Your task is to retype each line of the data below exactly.

■ Supplied data ■
•••••

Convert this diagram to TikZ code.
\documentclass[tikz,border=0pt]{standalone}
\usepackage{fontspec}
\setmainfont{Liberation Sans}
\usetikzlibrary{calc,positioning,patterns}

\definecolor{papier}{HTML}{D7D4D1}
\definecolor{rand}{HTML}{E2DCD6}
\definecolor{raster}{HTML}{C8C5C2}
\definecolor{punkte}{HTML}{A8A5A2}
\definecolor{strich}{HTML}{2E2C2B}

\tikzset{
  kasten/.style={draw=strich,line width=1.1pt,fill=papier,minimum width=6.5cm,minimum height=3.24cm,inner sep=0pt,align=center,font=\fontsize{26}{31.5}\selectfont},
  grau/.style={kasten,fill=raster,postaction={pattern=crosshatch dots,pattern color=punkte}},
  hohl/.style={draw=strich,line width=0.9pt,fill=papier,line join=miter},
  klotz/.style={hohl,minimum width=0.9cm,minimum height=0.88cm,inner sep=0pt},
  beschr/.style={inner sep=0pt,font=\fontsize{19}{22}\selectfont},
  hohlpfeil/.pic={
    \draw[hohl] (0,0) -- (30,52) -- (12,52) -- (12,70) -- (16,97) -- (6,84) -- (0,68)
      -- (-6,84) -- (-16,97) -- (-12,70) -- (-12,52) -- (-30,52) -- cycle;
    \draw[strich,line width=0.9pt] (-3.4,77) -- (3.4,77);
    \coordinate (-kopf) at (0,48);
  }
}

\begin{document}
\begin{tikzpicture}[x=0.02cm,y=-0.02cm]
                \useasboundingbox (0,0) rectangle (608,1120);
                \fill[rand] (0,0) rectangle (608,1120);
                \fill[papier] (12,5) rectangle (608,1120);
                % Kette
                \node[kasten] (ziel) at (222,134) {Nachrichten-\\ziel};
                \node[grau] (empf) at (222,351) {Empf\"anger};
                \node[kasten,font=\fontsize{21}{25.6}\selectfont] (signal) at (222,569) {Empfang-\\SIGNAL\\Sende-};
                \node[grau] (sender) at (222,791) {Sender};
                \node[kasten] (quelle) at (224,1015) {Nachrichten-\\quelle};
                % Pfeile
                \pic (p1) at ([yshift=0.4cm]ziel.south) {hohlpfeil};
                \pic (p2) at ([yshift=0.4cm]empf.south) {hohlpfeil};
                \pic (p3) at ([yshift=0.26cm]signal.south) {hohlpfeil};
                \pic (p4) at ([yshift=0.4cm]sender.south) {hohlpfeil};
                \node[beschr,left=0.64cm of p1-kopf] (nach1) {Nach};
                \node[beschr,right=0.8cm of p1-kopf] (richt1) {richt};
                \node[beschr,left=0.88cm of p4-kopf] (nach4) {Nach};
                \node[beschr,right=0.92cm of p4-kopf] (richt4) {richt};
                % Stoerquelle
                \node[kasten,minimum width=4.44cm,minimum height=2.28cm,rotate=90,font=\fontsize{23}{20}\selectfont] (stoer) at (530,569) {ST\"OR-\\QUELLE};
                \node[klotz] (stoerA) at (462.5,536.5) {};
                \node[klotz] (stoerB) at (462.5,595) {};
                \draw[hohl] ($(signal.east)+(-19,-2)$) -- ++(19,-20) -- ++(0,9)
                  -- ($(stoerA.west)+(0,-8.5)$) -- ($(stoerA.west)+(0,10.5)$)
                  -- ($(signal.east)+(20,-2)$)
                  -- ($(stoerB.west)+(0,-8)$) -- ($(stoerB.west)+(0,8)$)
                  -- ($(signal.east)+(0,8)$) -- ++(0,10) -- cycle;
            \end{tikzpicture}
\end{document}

•••••

■ Final result ■
Convert this diagram to TikZ code.
\documentclass[tikz,border=0pt]{standalone}
\usepackage{fontspec}
\setmainfont{Liberation Sans}
\usetikzlibrary{calc,positioning,patterns}

\definecolor{papier}{HTML}{D7D4D1}
\definecolor{rand}{HTML}{E2DCD6}
\definecolor{raster}{HTML}{C8C5C2}
\definecolor{punkte}{HTML}{A8A5A2}
\definecolor{strich}{HTML}{2E2C2B}

\tikzset{
  kasten/.style={draw=strich,line width=1.1pt,fill=papier,minimum width=6.5cm,minimum height=3.24cm,inner sep=0pt,align=center,font=\fontsize{26}{31.5}\selectfont},
  grau/.style={kasten,fill=raster,postaction={pattern=crosshatch dots,pattern color=punkte}},
  hohl/.style={draw=strich,line width=0.9pt,fill=papier,line join=miter},
  klotz/.style={hohl,minimum width=0.9cm,minimum height=0.88cm,inner sep=0pt},
  beschr/.style={inner sep=0pt,font=\fontsize{19}{22}\selectfont},
  hohlpfeil/.pic={
    \draw[hohl] (0,0) -- (30,52) -- (12,52) -- (12,70) -- (16,97) -- (6,84) -- (0,68)
      -- (-6,84) -- (-16,97) -- (-12,70) -- (-12,52) -- (-30,52) -- cycle;
    \draw[strich,line width=0.9pt] (-3.4,77) -- (3.4,77);
    \coordinate (-kopf) at (0,48);
  }
}

\begin{document}
\begin{tikzpicture}[x=0.02cm,y=-0.02cm]
                \useasboundingbox (0,0) rectangle (608,1120);
                \fill[rand] (0,0) rectangle (608,1120);
                \fill[papier] (12,5) rectangle (608,1120);
                % Kette
                \node[kasten] (ziel) at (222,134) {Nachrichten-\\ziel};
                \node[grau] (empf) at (222,351) {Empf\"anger};
                \node[kasten,font=\fontsize{21}{25.6}\selectfont] (signal) at (222,569) {Empfang-\\SIGNAL\\Sende-};
                \node[grau] (sender) at (222,791) {Sender};
                \node[kasten] (quelle) at (224,1015) {Nachrichten-\\quelle};
                % Pfeile
                \pic (p1) at ([yshift=0.4cm]ziel.south) {hohlpfeil};
                \pic (p2) at ([yshift=0.4cm]empf.south) {hohlpfeil};
                \pic (p3) at ([yshift=0.26cm]signal.south) {hohlpfeil};
                \pic (p4) at ([yshift=0.4cm]sender.south) {hohlpfeil};
                \node[beschr,left=0.64cm of p1-kopf] (nach1) {Nach};
                \node[beschr,right=0.8cm of p1-kopf] (richt1) {richt};
                \node[beschr,left=0.88cm of p4-kopf] (nach4) {Nach};
                \node[beschr,right=0.92cm of p4-kopf] (richt4) {richt};
                % Stoerquelle
                \node[kasten,minimum width=4.44cm,minimum height=2.28cm,rotate=90,font=\fontsize{23}{20}\selectfont] (stoer) at (530,569) {ST\"OR-\\QUELLE};
                \node[klotz] (stoerA) at (462.5,536.5) {};
                \node[klotz] (stoerB) at (462.5,595) {};
                \draw[hohl] ($(signal.east)+(-19,-2)$) -- ++(19,-20) -- ++(0,9)
                  -- ($(stoerA.west)+(0,-8.5)$) -- ($(stoerA.west)+(0,10.5)$)
                  -- ($(signal.east)+(20,-2)$)
                  -- ($(stoerB.west)+(0,-8)$) -- ($(stoerB.west)+(0,8)$)
                  -- ($(signal.east)+(0,8)$) -- ++(0,10) -- cycle;
            \end{tikzpicture}
\end{document}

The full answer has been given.